In den 90er Jahren nahm die Beliebtheit von Rollenspielen etwas ab, weil in dieser Zeit Computerrollenspiele und Videospiele nach ihrem analogen Vorbild aufkamen. Ausserdem hatten Kartenspiele wie z. B. «Magic – The Gathering» Hochkonjunktur.

Bis die Popularität durch Streaming-Dienste, Social Media und Hollywood (LotR) den Einzug der Nerd-Kultur in den Mainstream einläuteten. Superhelden wurden nun auf Babystrampelanzüge gedruckt, Hornbrillen wurden chic, japanische Animes sind allen bekannt. Und schliesslich kommt Dungeons & Dragons mit The Big Bang Theory, Stranger Things und Critical Role in den Lichtkegel des öffentlichen Bewusstseins. Aus einem Hobby zum Fremdschämen entstehen völlig unerwartet Berühmtheiten, die mit Rollenspiel ein Medienimperium begründen. Fans sehen sich Staffeln von 100 vierstündigen Folgen im Internet an, in deren Episoden neun Menschen nur blödeln, quatschen und so tun, als seien sie jemand anderer, während sie vor der Kamera an einem Tisch sitzen und trinken.

Der aktuelle Stand

Wenn ich mir die Roundtable der Exandria-GMs angucke, dann bin ich mit Stolz erfüllt, obwohl ich damit überhaupt gar nichts zu tun habe. Drei Menschen, die noch vor 20 Jahren verschämt in ihrer Küche gedanklich Orks bekämpften mit ihren seltsamen Freunden, sprechen jetzt selbstbewusst in der Öffentlichkeit über eine neue Kunstform.

Sie verdienen alle ihr Geld mit diesem komischen Spiel und stecken zehntausende weitere Menschen an, es ihnen gleich zu tun. Nicht umsonst spriessen all diese Podcasts, Twitch-Channels und YouTube-Berater aus dem Boden, wie die Pilze im feuchten Herbst.

Die Blütezeit der Foren ist längst vergangen. Es gibt nach wie vor grosse und gewichtige Monumente des Rollenspiels im Internet. Aber die Klientel der Foren besteht vorwiegend aus Herren, wie mir, die ihr Expertentum kundtun, während der Bauchansatz zunimmt und die Anzahl Haare auf dem Kopf abnimmt.

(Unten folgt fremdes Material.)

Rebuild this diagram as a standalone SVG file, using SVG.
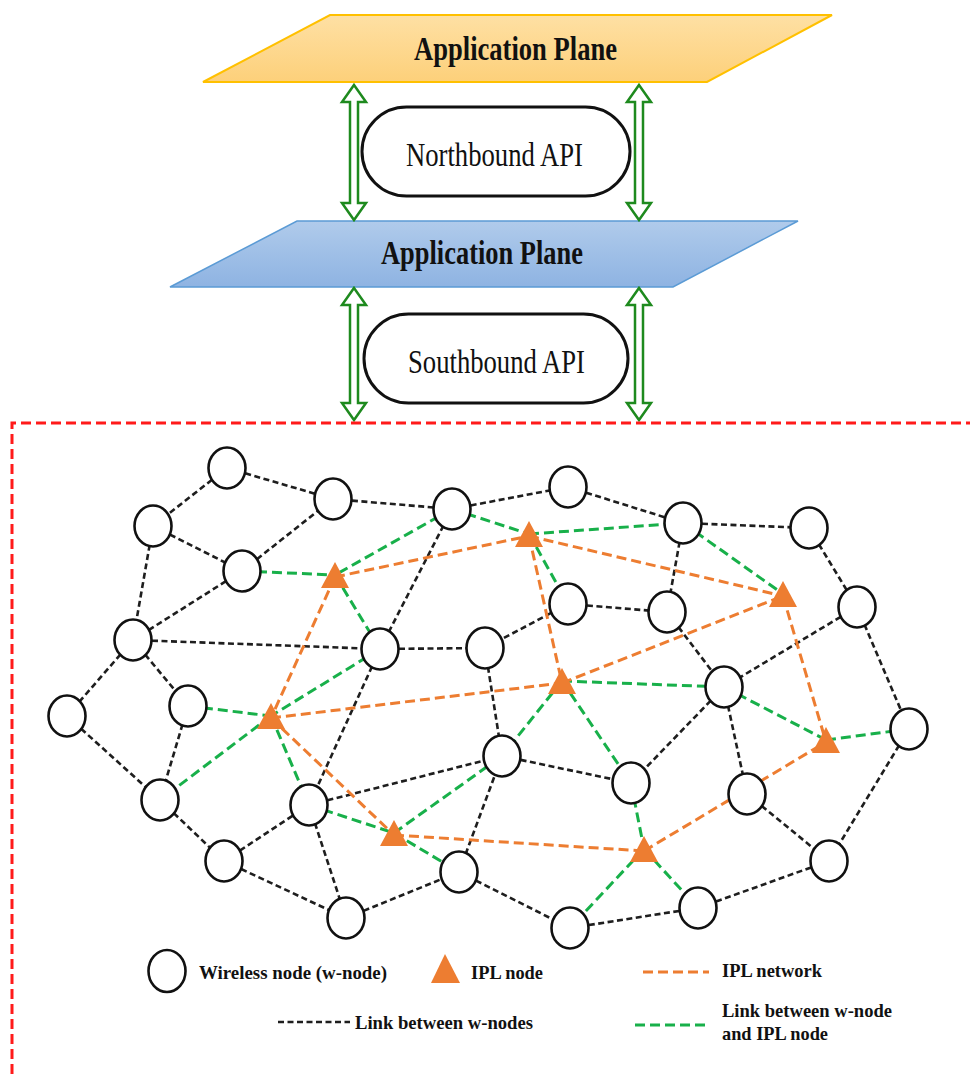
<svg xmlns="http://www.w3.org/2000/svg" width="970" height="1074" viewBox="0 0 970 1074">
  <defs>
    <linearGradient id="gOrange" x1="0" y1="0" x2="0" y2="1">
      <stop offset="0" stop-color="#fee0a4"/>
      <stop offset="1" stop-color="#fdd07a"/>
    </linearGradient>
    <linearGradient id="gBlue" x1="0" y1="0" x2="0" y2="1">
      <stop offset="0" stop-color="#b0cbeb"/>
      <stop offset="1" stop-color="#8eb3e2"/>
    </linearGradient>
  </defs>
  <style>
    .title { font-family: "Liberation Serif", "Times New Roman", serif; font-weight: bold; font-size: 34px; fill: #111; }
    .api { font-family: "Liberation Serif", "Times New Roman", serif; font-size: 33px; fill: #111; }
    .leg { font-family: "Liberation Serif", "Times New Roman", serif; font-weight: bold; font-size: 19.5px; fill: #111; }
    .stadium { fill: #fff; stroke: #111; stroke-width: 3; }
    .dbl { fill: #fff; stroke: #1e8a1e; stroke-width: 2.5; stroke-linejoin: miter; }
    .wn { fill: #fff; stroke: #111; stroke-width: 2.6; }
    .ipl { fill: #ed7d31; }
    .blk { stroke: #1e1e1e; stroke-width: 2.6; stroke-dasharray: 6 3.5; fill: none; }
    .grn { stroke: #18b04a; stroke-width: 3; stroke-dasharray: 10 5; fill: none; }
    .org { stroke: #ed7d31; stroke-width: 3; stroke-dasharray: 10 5; fill: none; }
    .frame { stroke: #ff1a1a; stroke-width: 3; stroke-dasharray: 10 5; fill: none; }
  </style>

  <rect width="970" height="1074" fill="#fff"/>

  <!-- control layers -->
  <g id="app-plane">
    <polygon points="330,15 832,15 707,82 203,82" fill="url(#gOrange)" stroke="#ffc000" stroke-width="2"/>
    <text class="title" x="414" y="60" textLength="203" lengthAdjust="spacingAndGlyphs">Application Plane</text>
  </g>
  <g id="control-plane">
    <polygon points="297,221 798,221 673,287 170,287" fill="url(#gBlue)" stroke="#5b9bd5" stroke-width="1.5"/>
    <text class="title" x="381" y="264" textLength="202" lengthAdjust="spacingAndGlyphs">Application Plane</text>
  </g>
  <g id="northbound">
    <rect class="stadium" x="362" y="107" width="268" height="89" rx="44.5"/>
    <text class="api" x="406" y="166" textLength="177" lengthAdjust="spacingAndGlyphs">Northbound API</text>
  </g>
  <g id="southbound">
    <rect class="stadium" x="364" y="314" width="264" height="89" rx="44.5"/>
    <text class="api" x="408" y="373" textLength="177" lengthAdjust="spacingAndGlyphs">Southbound API</text>
  </g>

  <!-- hollow double-headed arrows between layers -->
  <g id="layer-arrows">
    <polygon class="dbl" points="354,85 366,102 358,102 358,203 366,203 354,220 342,203 350,203 350,102 342,102"/>
    <polygon class="dbl" points="639,85 651,102 643,102 643,203 651,203 639,220 627,203 635,203 635,102 627,102"/>
    <polygon class="dbl" points="354,288 366,305 358,305 358,403 366,403 354,420 342,403 350,403 350,305 342,305"/>
    <polygon class="dbl" points="639,288 651,305 643,305 643,403 651,403 639,420 627,403 635,403 635,305 627,305"/>
  </g>

  <!-- data plane boundary -->
  <path class="frame" d="M12,1074 V423 H970"/>

  <!-- links -->
  <g id="connectors">
    <g id="wnode-links">
      <line class="blk" x1="227" y1="468" x2="153" y2="526"/>
      <line class="blk" x1="227" y1="468" x2="333" y2="499"/>
      <line class="blk" x1="333" y1="499" x2="452" y2="509"/>
      <line class="blk" x1="452" y1="509" x2="568" y2="487"/>
      <line class="blk" x1="153" y1="526" x2="242" y2="571"/>
      <line class="blk" x1="242" y1="571" x2="333" y2="499"/>
      <line class="blk" x1="153" y1="526" x2="133" y2="640"/>
      <line class="blk" x1="242" y1="571" x2="133" y2="640"/>
      <line class="blk" x1="133" y1="640" x2="380" y2="649"/>
      <line class="blk" x1="380" y1="649" x2="452" y2="509"/>
      <line class="blk" x1="380" y1="649" x2="485" y2="648"/>
      <line class="blk" x1="133" y1="640" x2="67" y2="716"/>
      <line class="blk" x1="133" y1="640" x2="188" y2="706"/>
      <line class="blk" x1="380" y1="649" x2="309" y2="805"/>
      <line class="blk" x1="485" y1="648" x2="502" y2="756"/>
      <line class="blk" x1="568" y1="487" x2="683" y2="523"/>
      <line class="blk" x1="683" y1="523" x2="809" y2="528"/>
      <line class="blk" x1="683" y1="523" x2="667" y2="612"/>
      <line class="blk" x1="568" y1="604" x2="667" y2="612"/>
      <line class="blk" x1="568" y1="604" x2="485" y2="648"/>
      <line class="blk" x1="809" y1="528" x2="857" y2="607"/>
      <line class="blk" x1="667" y1="612" x2="724" y2="687"/>
      <line class="blk" x1="857" y1="607" x2="724" y2="687"/>
      <line class="blk" x1="857" y1="607" x2="909" y2="729"/>
      <line class="blk" x1="724" y1="687" x2="631" y2="783"/>
      <line class="blk" x1="724" y1="687" x2="747" y2="794"/>
      <line class="blk" x1="67" y1="716" x2="160" y2="800"/>
      <line class="blk" x1="188" y1="706" x2="160" y2="800"/>
      <line class="blk" x1="160" y1="800" x2="224" y2="861"/>
      <line class="blk" x1="224" y1="861" x2="309" y2="805"/>
      <line class="blk" x1="224" y1="861" x2="346" y2="918"/>
      <line class="blk" x1="309" y1="805" x2="346" y2="918"/>
      <line class="blk" x1="346" y1="918" x2="459" y2="872"/>
      <line class="blk" x1="309" y1="805" x2="502" y2="756"/>
      <line class="blk" x1="459" y1="872" x2="502" y2="756"/>
      <line class="blk" x1="459" y1="872" x2="570" y2="928"/>
      <line class="blk" x1="502" y1="756" x2="631" y2="783"/>
      <line class="blk" x1="747" y1="794" x2="829" y2="861"/>
      <line class="blk" x1="909" y1="729" x2="829" y2="861"/>
      <line class="blk" x1="829" y1="861" x2="698" y2="908"/>
      <line class="blk" x1="698" y1="908" x2="570" y2="928"/>
    </g>
    <g id="access-links">
      <line class="grn" x1="242" y1="571" x2="335" y2="575"/>
      <line class="grn" x1="452" y1="509" x2="335" y2="575"/>
      <line class="grn" x1="335" y1="575" x2="380" y2="649"/>
      <line class="grn" x1="452" y1="509" x2="529" y2="534"/>
      <line class="grn" x1="529" y1="534" x2="683" y2="523"/>
      <line class="grn" x1="529" y1="534" x2="568" y2="604"/>
      <line class="grn" x1="683" y1="523" x2="783" y2="594"/>
      <line class="grn" x1="562" y1="681" x2="724" y2="687"/>
      <line class="grn" x1="562" y1="681" x2="502" y2="756"/>
      <line class="grn" x1="562" y1="681" x2="631" y2="783"/>
      <line class="grn" x1="724" y1="687" x2="826" y2="740"/>
      <line class="grn" x1="826" y1="740" x2="909" y2="729"/>
      <line class="grn" x1="188" y1="706" x2="271" y2="716"/>
      <line class="grn" x1="380" y1="649" x2="271" y2="716"/>
      <line class="grn" x1="271" y1="716" x2="160" y2="800"/>
      <line class="grn" x1="271" y1="716" x2="309" y2="805"/>
      <line class="grn" x1="309" y1="805" x2="394" y2="833"/>
      <line class="grn" x1="394" y1="833" x2="502" y2="756"/>
      <line class="grn" x1="394" y1="833" x2="459" y2="872"/>
      <line class="grn" x1="631" y1="783" x2="644" y2="849"/>
      <line class="grn" x1="644" y1="849" x2="570" y2="928"/>
      <line class="grn" x1="644" y1="849" x2="698" y2="908"/>
    </g>
    <g id="ipl-links">
      <line class="org" x1="335" y1="577" x2="529" y2="536"/>
      <line class="org" x1="335" y1="577" x2="271" y2="718"/>
      <line class="org" x1="271" y1="718" x2="562" y2="683"/>
      <line class="org" x1="271" y1="718" x2="394" y2="835"/>
      <line class="org" x1="529" y1="536" x2="783" y2="596"/>
      <line class="org" x1="529" y1="536" x2="562" y2="683"/>
      <line class="org" x1="562" y1="683" x2="783" y2="596"/>
      <line class="org" x1="783" y1="596" x2="826" y2="742"/>
      <line class="org" x1="394" y1="835" x2="644" y2="851"/>
      <line class="org" x1="644" y1="851" x2="826" y2="742"/>
    </g>
  </g>

  <!-- wireless nodes -->
  <g id="w-nodes">
    <g id="wA"><ellipse class="wn" cx="227" cy="468" rx="18.5" ry="20.5"/></g>
    <g id="wB"><ellipse class="wn" cx="153" cy="526" rx="18.5" ry="20.5"/></g>
    <g id="wC"><ellipse class="wn" cx="333" cy="499" rx="18.5" ry="20.5"/></g>
    <g id="wD"><ellipse class="wn" cx="452" cy="509" rx="18.5" ry="20.5"/></g>
    <g id="wE"><ellipse class="wn" cx="242" cy="571" rx="18.5" ry="20.5"/></g>
    <g id="wF"><ellipse class="wn" cx="133" cy="640" rx="18.5" ry="20.5"/></g>
    <g id="wG"><ellipse class="wn" cx="380" cy="649" rx="18.5" ry="20.5"/></g>
    <g id="wH"><ellipse class="wn" cx="485" cy="648" rx="18.5" ry="20.5"/></g>
    <g id="wI"><ellipse class="wn" cx="67" cy="716" rx="18.5" ry="20.5"/></g>
    <g id="wJ"><ellipse class="wn" cx="188" cy="706" rx="18.5" ry="20.5"/></g>
    <g id="wK"><ellipse class="wn" cx="568" cy="487" rx="18.5" ry="20.5"/></g>
    <g id="wL"><ellipse class="wn" cx="683" cy="523" rx="18.5" ry="20.5"/></g>
    <g id="wM"><ellipse class="wn" cx="809" cy="528" rx="18.5" ry="20.5"/></g>
    <g id="wN"><ellipse class="wn" cx="568" cy="604" rx="18.5" ry="20.5"/></g>
    <g id="wO"><ellipse class="wn" cx="667" cy="612" rx="18.5" ry="20.5"/></g>
    <g id="wP"><ellipse class="wn" cx="857" cy="607" rx="18.5" ry="20.5"/></g>
    <g id="wQ"><ellipse class="wn" cx="724" cy="687" rx="18.5" ry="20.5"/></g>
    <g id="wR"><ellipse class="wn" cx="909" cy="729" rx="18.5" ry="20.5"/></g>
    <g id="wS"><ellipse class="wn" cx="160" cy="800" rx="18.5" ry="20.5"/></g>
    <g id="wU"><ellipse class="wn" cx="309" cy="805" rx="18.5" ry="20.5"/></g>
    <g id="wV"><ellipse class="wn" cx="224" cy="861" rx="18.5" ry="20.5"/></g>
    <g id="wW"><ellipse class="wn" cx="346" cy="918" rx="18.5" ry="20.5"/></g>
    <g id="wX"><ellipse class="wn" cx="459" cy="872" rx="18.5" ry="20.5"/></g>
    <g id="wY"><ellipse class="wn" cx="502" cy="756" rx="18.5" ry="20.5"/></g>
    <g id="wZ"><ellipse class="wn" cx="631" cy="783" rx="18.5" ry="20.5"/></g>
    <g id="wAA"><ellipse class="wn" cx="747" cy="794" rx="18.5" ry="20.5"/></g>
    <g id="wAC"><ellipse class="wn" cx="829" cy="861" rx="18.5" ry="20.5"/></g>
    <g id="wAD"><ellipse class="wn" cx="698" cy="908" rx="18.5" ry="20.5"/></g>
    <g id="wAE"><ellipse class="wn" cx="570" cy="928" rx="18.5" ry="20.5"/></g>
  </g>

  <!-- IPL nodes -->
  <g id="ipl-nodes">
    <g id="ipl1"><polygon class="ipl" points="335,562 349,588 321,588"/></g>
    <g id="ipl2"><polygon class="ipl" points="271,703 285,729 257,729"/></g>
    <g id="ipl3"><polygon class="ipl" points="529,521 543,547 515,547"/></g>
    <g id="ipl4"><polygon class="ipl" points="783,581 797,607 769,607"/></g>
    <g id="ipl5"><polygon class="ipl" points="562,668 576,694 548,694"/></g>
    <g id="ipl6"><polygon class="ipl" points="826,727 840,753 812,753"/></g>
    <g id="ipl7"><polygon class="ipl" points="394,820 408,846 380,846"/></g>
    <g id="ipl8"><polygon class="ipl" points="644,836 658,862 630,862"/></g>
  </g>

  <!-- legend -->
  <g id="legend">
    <ellipse class="wn" cx="167" cy="971" rx="18.5" ry="21"/>
    <text class="leg" x="199" y="979" textLength="188" lengthAdjust="spacingAndGlyphs">Wireless node (w-node)</text>
    <polygon class="ipl" points="445,954 460,983 431,983"/>
    <text class="leg" x="471" y="979" textLength="72" lengthAdjust="spacingAndGlyphs">IPL node</text>
    <line class="org" x1="643" y1="972" x2="709" y2="972" stroke-dasharray="10 4"/>
    <text class="leg" x="722" y="977" textLength="100" lengthAdjust="spacingAndGlyphs">IPL network</text>
    <line class="blk" x1="278" y1="1022" x2="350" y2="1022" stroke-dasharray="5.5 2.5"/>
    <text class="leg" x="355" y="1029" textLength="178" lengthAdjust="spacingAndGlyphs">Link between w-nodes</text>
    <line class="grn" x1="635" y1="1025" x2="708" y2="1025" stroke-dasharray="10 4"/>
    <text class="leg" x="722" y="1017" textLength="170" lengthAdjust="spacingAndGlyphs">Link between w-node</text>
    <text class="leg" x="722" y="1040" textLength="106" lengthAdjust="spacingAndGlyphs">and IPL node</text>
  </g>
</svg>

Die zahlreich nachströmende, junge Spielerschaft mag Virtual Tabletops, DnDbeyond, Discord und Internet-Shows. Und ja, wir bärtigen Altmagier mögen das auch.

Ein Blick nach vorn

Zu seinem 50sten Jahrestag bringt Dungeons & Dragons seine überarbeitete fünfte Edition raus. Die Jubiläumsfassung 2024, sozusagen. Die goldenen Zeiten der alten Rollenspiele in Deutschland scheinen angezählt, dafür ist international so viel erhältlich und los, dass es eine wahre Freude ist.

Es verhält sich ein wenig, wie vor fünfzehn Jahren die Musikindustrie. Die Tendenzen:

  • Viele kleine Player diversifizieren den Markt
  • Die angebotene Quantität erschwert das Erkennen der Qualität
  • Es findet eine unaufhaltsame Digitalisierung statt

Dinge sammeln, Bücher lesen, Brettspiele spielen, Filme gucken, Klugscheissen, Geschichten schreiben, Dioramen basteln, Tagträumen – das alles ist wirklich grossartig, jedes für sich. Aber keines ist so gut, wie Rollenspiel, welches all diese Dinge vereint und vervollkommnet.

Zum 50. Geburtstag ein selbstgebrautes Rollenspielgedicht:

Rollenspiel, du gibst mir viel

Rollenspiel, du gibst mir viel
Orkse kloppen, ohne Reue
Jedes Mal wieder aufs Neue
Rollenspiel, du gibst mir viel

Rollenspiel, du gibst mir viel
Den Abstand von Echtweltproblemen
Und das Erleben von Extremen
Rollenspiel, du gibst mir viel

Rollenspiel, du gibst mir viel
Dungeons raiden, Schätze looten
Death Saves würfeln, halb verbluten
Rollenspiel, du gibst mir viel

Rollenspiel, du gibst mir viel
Geschichten, in denen ich verweile
Und sie derweil mit Freunden teile
Die Vorstellung bietet die bessere Realität. Punkt.